You are getting where you need to go, and that probably means your thinking is good, but you are not expressing yourself at all carefully.

[MATH]0 < |x| \le 2 \text { and } f(x) = \dfrac{x^2}{2 - \sqrt{4 - x^2}} = \dfrac{x^2}{2 - \sqrt{4 - x^2}} * 1 =\\ \dfrac{x^2}{2 - \sqrt{4 - x^2}} * \dfrac{2 + \sqrt{4 - x^2}}{2 + \sqrt{4 - x^2}} = \dfrac{x^2(2 + \sqrt{4 - x^2})}{4 - 4 + x^2} = 2 + \sqrt{4 - x^2}.[/MATH]
Your algebra is fine. And f(x) = f(x) * 1 everywhere where f(x) is defined. But multiplying by 1 does not change the domain. However, the new form does show us how to extend the definition of f(x) so that f(x) can be continuous at x = 0. Consider

[MATH]0 \le |x| \le 2 \text { and } g(x) = 2 + \sqrt{4 - x^2}.[/MATH]
At every value of x in the domain of f(x), g(x) = f(x). Moreover, g(x) can be shown to be continuous in (-2, 2) and g(0) clearly equals 4. Thus, you can redefine f(x) so that g(x) = f(x) for all x in the interval [-2, 2] and thereby make the extended f(x) continuous in (- 2, 2) by

[MATH]x = 0 \implies f(x) = 4;\ 0 < |x| \le 2 \implies f(x) = \dfrac{x^2}{2 - \sqrt{4 - x^2}}.[/MATH]
Alternatively, you could just redefine f(x) in the form of g(x).
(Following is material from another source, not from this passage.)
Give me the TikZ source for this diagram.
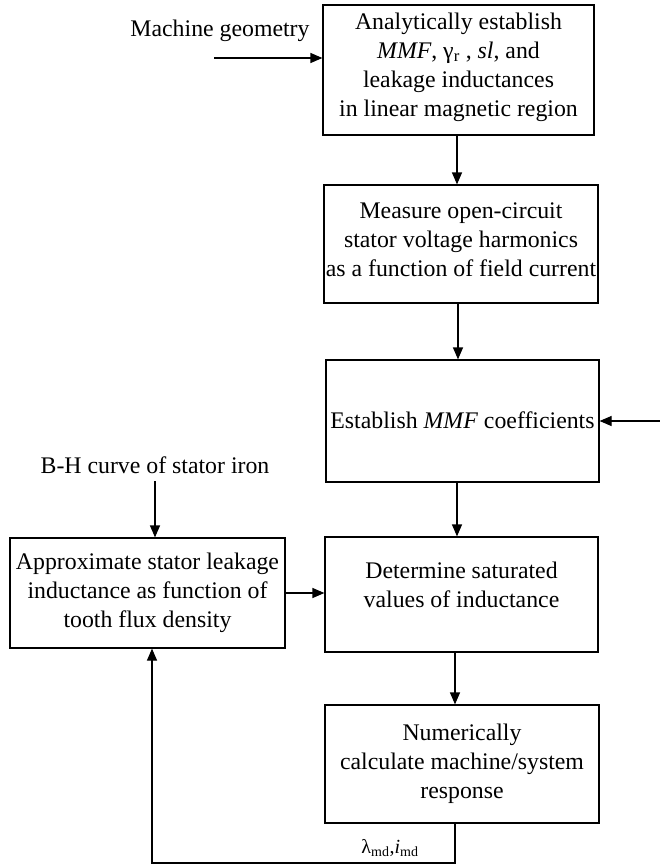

Would you be able to view my most recent reply to Jomo?
Would I just refer to my new h(x) as g(x), im having trouble labeling the two as separate functions.
Also would I say that h(x)=g(x) do I need to explain why?

thank u!!!

 

[Steven G]

I hope that it is clear that you just can't have two different h(x)'s.
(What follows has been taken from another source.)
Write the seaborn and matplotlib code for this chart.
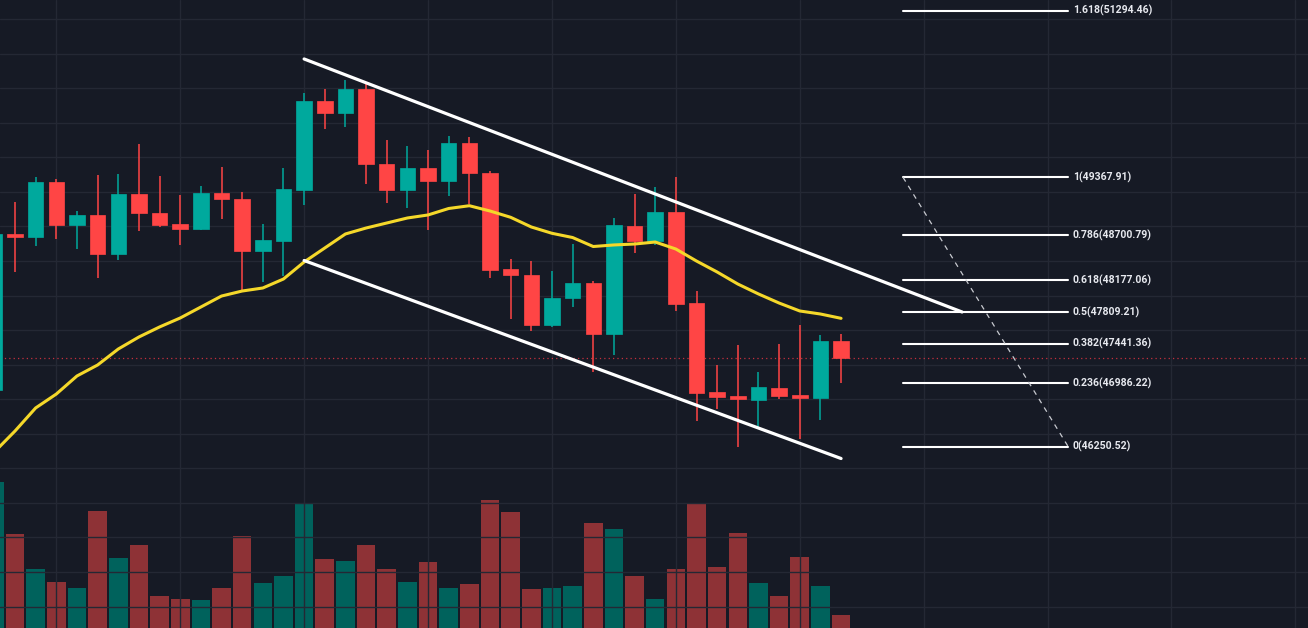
import numpy as np
import pandas as pd
import matplotlib
matplotlib.use("Agg")
import matplotlib.pyplot as plt
import seaborn as sns

# ---------------- data ----------------
opens = [46907, 48715, 48674, 49317, 48812, 48935, 48484, 49171, 48958, 48824, 48770,
         49190, 49120, 48515, 48631, 49225, 50251, 50115, 50386, 49522, 49224, 49476,
         49322, 49761, 49418, 48303, 48237, 47662, 47967, 48145, 47555, 48808, 48634,
         48966, 47913, 46884, 46834, 46791, 46930, 46845, 46814, 47477]
closes = [48715, 48674, 49317, 48812, 48935, 48484, 49171, 48958, 48812, 48773, 49190,
          49120, 48515, 48642, 49233, 50251, 50115, 50386, 49522, 49224, 49476, 49322,
          49761, 49418, 48295, 48234, 47662, 47971, 48145, 47555, 48819, 48634, 48966,
          47905, 46876, 46826, 46799, 46938, 46837, 46814, 47477, 47280]
highs = [48730, 49082, 49375, 49348, 48978, 49394, 49403, 49753, 49383, 49163, 49267,
         49487, 49201, 48831, 49476, 50347, 50390, 50494, 50456, 49796, 49730, 49680,
         49846, 49834, 49444, 48419, 48396, 48284, 48596, 48164, 48894, 49175, 49252,
         49367.91, 48049, 47200, 47424, 47115, 47436, 47659, 47543, 47555]
lows = [46880, 48272, 48576, 48650, 48535, 48206, 48414, 48746, 48789, 48584, 48760,
        48882, 48052, 48153, 48226, 49051, 49930, 49953, 49287, 49067, 49016, 48762,
        49152, 49059, 48199, 47732, 47586, 47639, 47871, 47118, 47312, 48495, 48588,
        47817, 46548, 46687, 46250.52, 46482, 46806, 46336, 46556, 46984]
volumes = [1463, 937, 587, 457, 403, 1170, 703, 833, 320, 293, 283, 397, 923, 447, 520,
           1237, 690, 670, 827, 593, 457, 660, 403, 440, 1280, 1163, 387, 403, 420, 1047,
           990, 520, 293, 587, 1243, 607, 950, 447, 320, 713, 420, 130]
ma20 = [46189, 46432, 46699, 46860, 47069, 47196, 47381, 47520, 47636, 47740, 47867,
        47994, 48052, 48087, 48191, 48388, 48550, 48712, 48781, 48839, 48897, 48932,
        49007, 49039, 48978, 48905, 48793, 48720, 48671, 48567, 48585, 48596, 48619,
        48538, 48399, 48272, 48133, 48018, 47913, 47821, 47786, 47736]

fib_ratios = ["1.618", "1", "0.786", "0.618", "0.5", "0.382", "0.236", "0"]
fib_prices = [51294.46, 49367.91, 48700.79, 48177.06, 47809.21, 47441.36, 46986.22, 46250.52]

channel_x = [15.0, 46.86]
upper_prices = [50737, 47809.21]
lower_x = [15.0, 41.0]
lower_prices = [48405, 46114]

# ---------------- style ----------------
BG = "#161a25"
GRID = "#242834"
UP = "#00a99d"
DOWN = "#ff4545"
UP_VOL = "#00625c"
DOWN_VOL = "#8e3236"
MA_COL = "#f5d82a"

sns.set_theme(style="dark", rc={"axes.facecolor": BG, "figure.facecolor": BG,
                                "savefig.facecolor": BG})
plt.rcParams['font.family'] = ['Roboto', 'DejaVu Sans']

n = len(opens)
idx = np.arange(n)
df = pd.DataFrame({"idx": idx, "open": opens, "close": closes, "high": highs,
                   "low": lows, "volume": volumes, "ma": ma20})
df["dir"] = np.where(df["close"] >= df["open"], "up", "down")

fig = plt.figure(figsize=(13.08, 6.28), dpi=100)
ax = fig.add_axes([0, 0, 1, 1])
axv = ax.twinx()
axv.set_zorder(1)
ax.set_zorder(2)
ax.patch.set_visible(False)
axv.set_facecolor(BG)

# volume
sns.barplot(data=df, x="idx", y="volume", hue="dir",
            palette={"up": UP_VOL, "down": DOWN_VOL}, dodge=False, width=0.9,
            saturation=1, linewidth=0, legend=False, ax=axv)
axv.set_ylim(0, 6280)

# grid
ax.set_yticks(np.arange(44400, 51601, 400))
ax.set_xticks(np.arange(3, 64, 6))
ax.grid(True, color=GRID, lw=1.0, zorder=0)
axv.grid(False)

# candles
cols = [UP if d == "up" else DOWN for d in df["dir"]]
ax.vlines(idx, df["low"], df["high"], colors=cols, lw=1.1, zorder=3)
bottoms = np.minimum(df["open"], df["close"])
heights = np.maximum(np.abs(df["close"] - df["open"]), 12)
ax.bar(idx, heights, bottom=bottoms, width=0.75, color=cols, edgecolor=cols,
       lw=0.5, zorder=4)

# moving average
sns.lineplot(data=df, x="idx", y="ma", color=MA_COL, lw=2.2, ax=ax, zorder=5)

# current price line
ax.axhline(closes[-1], color="#f23645", lw=0.9, ls=(0, (1, 2.5)), alpha=0.8, zorder=2)

# channel
ax.plot(channel_x, upper_prices, color="white", lw=2.3, solid_capstyle="round", zorder=6)
ax.plot(lower_x, lower_prices, color="white", lw=2.3, solid_capstyle="round", zorder=6)

# fibonacci
fib_start, fib_end = 44.0, 52.0
for r, p in zip(fib_ratios, fib_prices):
    ax.plot([fib_start, fib_end], [p, p], color="white", lw=1.5, zorder=6)
    ax.text(fib_end + 0.22, p, f"{r}({p:.2f})", color="#e6e8ee", fontsize=7.6,
            fontweight="bold", ha="left", va="center", zorder=7)
ax.plot([fib_start, fib_end], [fib_prices[1], fib_prices[-1]], color="#c8cad0",
        lw=0.9, ls=(0, (4, 4)), zorder=6)

ax.set_xlim(0.2736, 63.61)
ax.set_ylim(44152.8, 51419.4)
for a in (ax, axv):
    a.set_xlabel("")
    a.set_ylabel("")
    a.tick_params(left=False, right=False, bottom=False, top=False,
                  labelleft=False, labelright=False, labelbottom=False)
    for s in a.spines.values():
        s.set_visible(False)

fig.savefig("out.png", dpi=100, facecolor=BG)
Now if x is not 0, then h(x) =[MATH]2+\sqrt{4-x^2}[/MATH]
[MATH]\lim_{x->0^-}h(x) =\lim_{x->0^-}(2+\sqrt{4-x^2}) =4 [/MATH] and [MATH]\lim_{x->0^+}h(x) =\lim_{x->0+}(2+\sqrt{4-x^2}) =4[/math]
So we showed that the two limits exists (since they equal real numbers) and that they are equal to one another (they both equaled 4).

The last step is to show that h(0) = 4. It does because we defined h(0) =4!!

Note that I never introduced new functions or at least I never named them.

 

[Steven G]

Would you be able to view my most recent reply to Jomo?
Would I just refer to my new h(x) as g(x), im having trouble labeling the two as separate functions.
Also would I say that h(x)=g(x) do I need to explain why?

thank u!!!

Do not define a new function! If you do, then do NOT say that h(x) = g(x) unless they are equal EVERYWHERE!

 

[Steven G]

You have the correct answer but I feel that you were very sloppy at how you went about it.

In the h(x) that you were given, h(0) was undefined. The suddenly h(0) =4. That can't be!!! How can h(0) equal both 0 and 4??!!!!

Your new h(x) = the original h(x) at all points except at x=0.

What you needed to write was [MATH]\lim_{x->0}h(x) =\lim_{x->0}(2+\sqrt{4-x^2}) =4 [/MATH]

Meant to say How can h(0) equal both undefined and 4??!!!!

 

[avanm]

I hope that it is clear that you just can't have two different h(x)'s.

Now if x is not 0, then h(x) =[MATH]2+\sqrt{4-x^2}[/MATH]
[MATH]\lim_{x->0^-}h(x) =\lim_{x->0^-}(2+\sqrt{4-x^2}) =4 [/MATH] and [MATH]\lim_{x->0^+}h(x) =\lim_{x->0+}(2+\sqrt{4-x^2}) =4[/math]
So we showed that the two limits exists (since they equal real numbers) and that they are equal to one another (they both equaled 4).

The last step is to show that h(0) = 4. It does because we defined h(0) =4!!

Note that I never introduced new functions or at least I never named them.

Okay this makes sense now, im over complicating it in my brain haha! thank you so much you are incredibly helpful!